The three lectures, scheduled for today, Wednesday and Thursday in Nau Hall 101, will be presented as part of the University’s historic Page-Barbour Lectures series. Each of Daston’s talks will begin at 5 p.m., followed by a reception each evening. Admission to the Page-Barbour lectures is free and open to the public.
“Daston has long been one of the leading historians of science, writing on the history of probability and statistics, wonder in early modern science, the emergence of scientific facts and objectivity, and the moral authority of nature,” said Chad Wellmon, chair of the Page-Barbour and James W. Richard Lecture Committee and an associate professor of Germanic Languages and Literatures. “And regardless of her topic, she brings a deeply humanistic interest to her study. She always asks about the ethical shape of science and knowledge more broadly.”
Daston divides her time between Germany’s Max Planck Institute for the History of Science and a visiting professorship in the University of Chicago’s Committee on Social Thought. Her 2007 book Objectivity, co-authored with Peter Galison, examines the emergence of objectivity in the sciences in the mid-19th century. Her recent collaborative book projects include How Reason Almost Lost Its Mind: The Strange Career of Cold war Rationality (authored with Paul Erikson et al., 2014). Her recent collaborative book projects include How Reason Almost Lost Its Mind: The Strange Career of Cold war Rationality (authored with Paul Erikson et al., 2014). Other projects include a history of rules, based on her 2014 Lawrence Stone Lectures at Princeton University, the emergence of Big Science and Big Humanities in the context of 19th-century archives, and the relationship between moral and natural orders.

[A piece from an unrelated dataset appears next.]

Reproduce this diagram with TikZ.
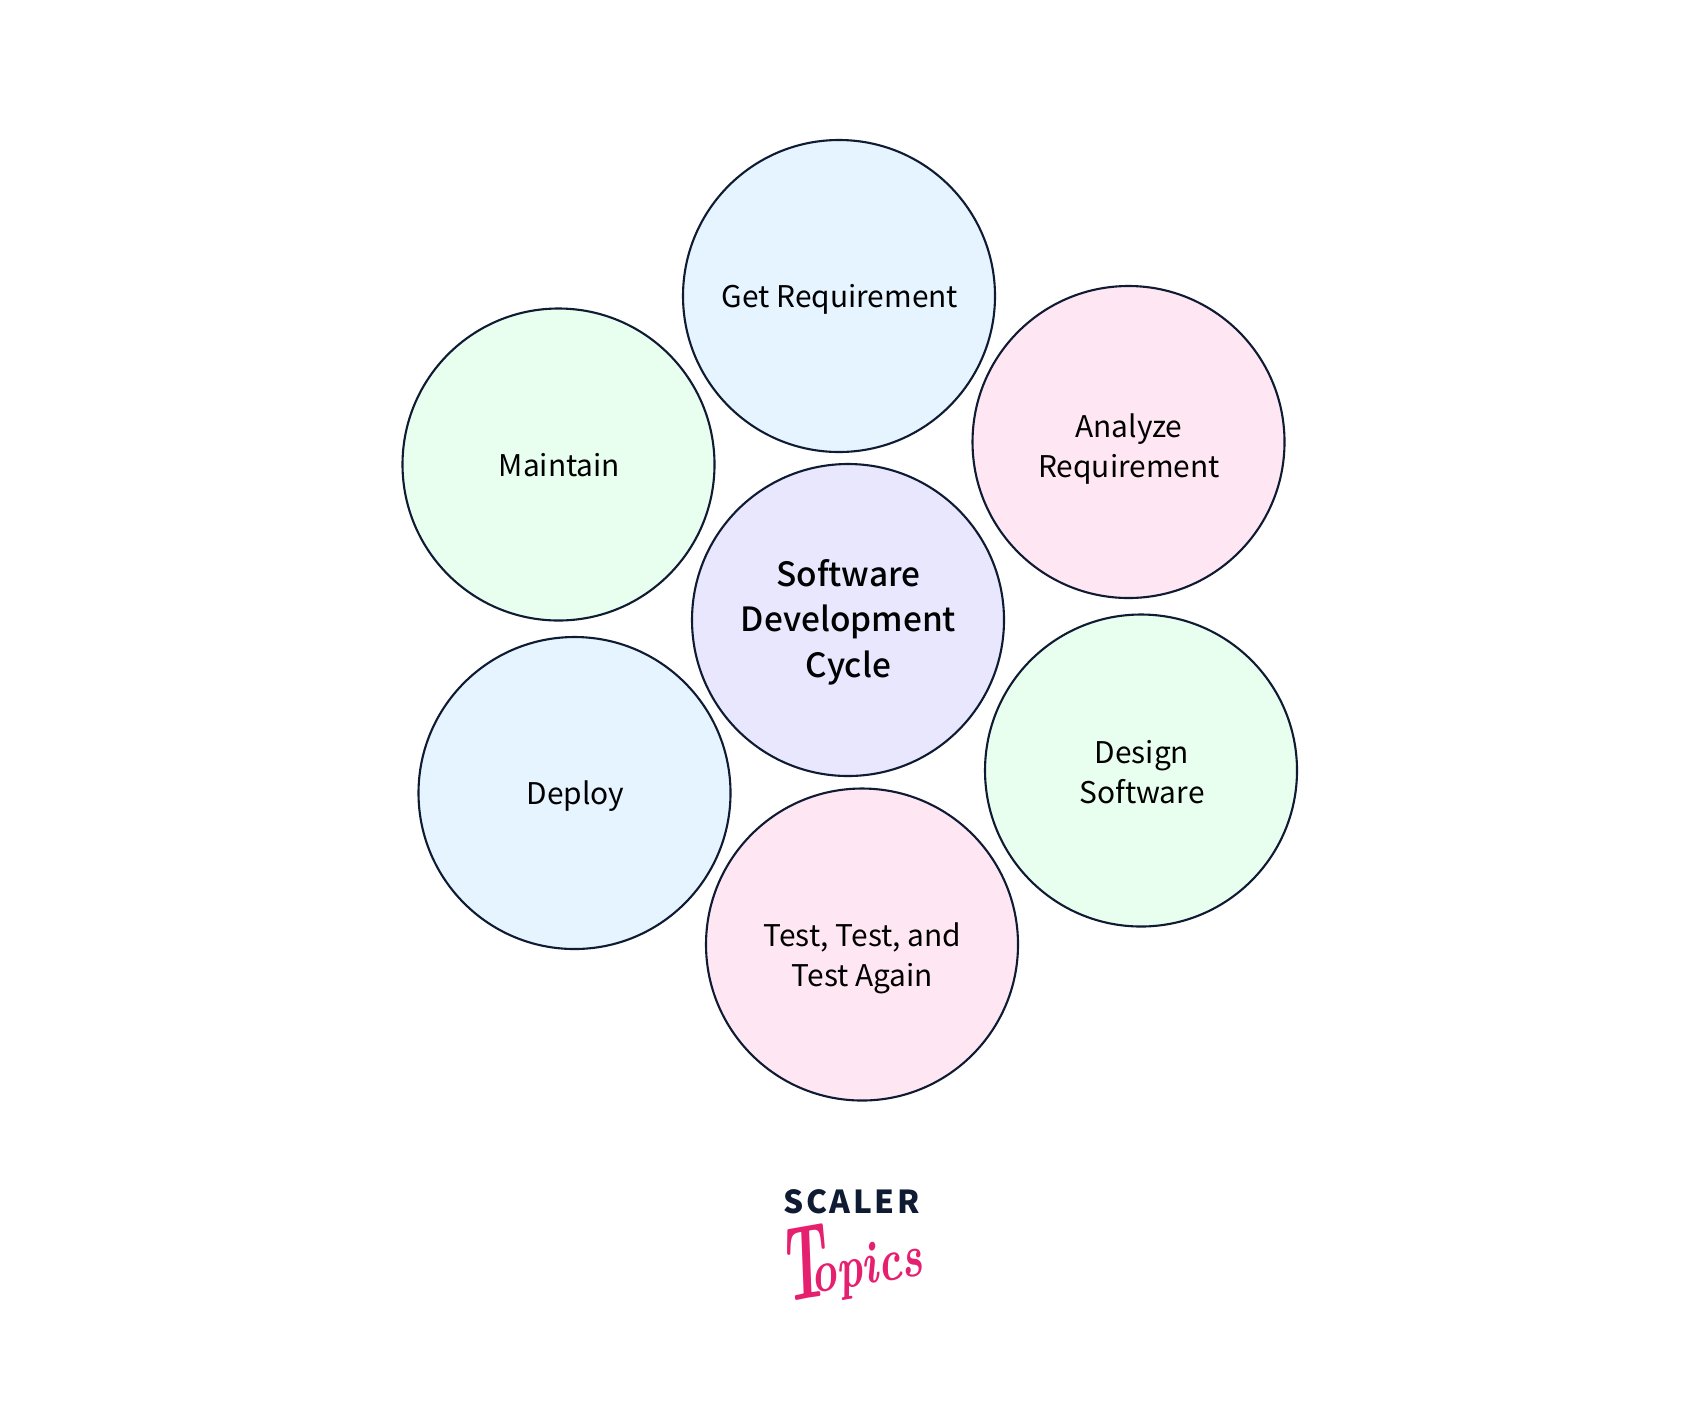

Daston is a member of the American Academy of Arts & Sciences and the recipient of the Pfizer Prize and Sarton Medal of the History of Science Society, the Schelling Prize of the Bavarian Academy of Sciences, the Lichtenberg Medal of the Göttingen Academy of Sciences and the Luhmann Prize of the University of Bielefeld. She received an honorary doctorate of humane letters from Princeton University. In addition to directing Department II of the Max Planck Institute for the History of Science, she is a Permanent Fellow of the Wissenschaftskolleg zu Berlin.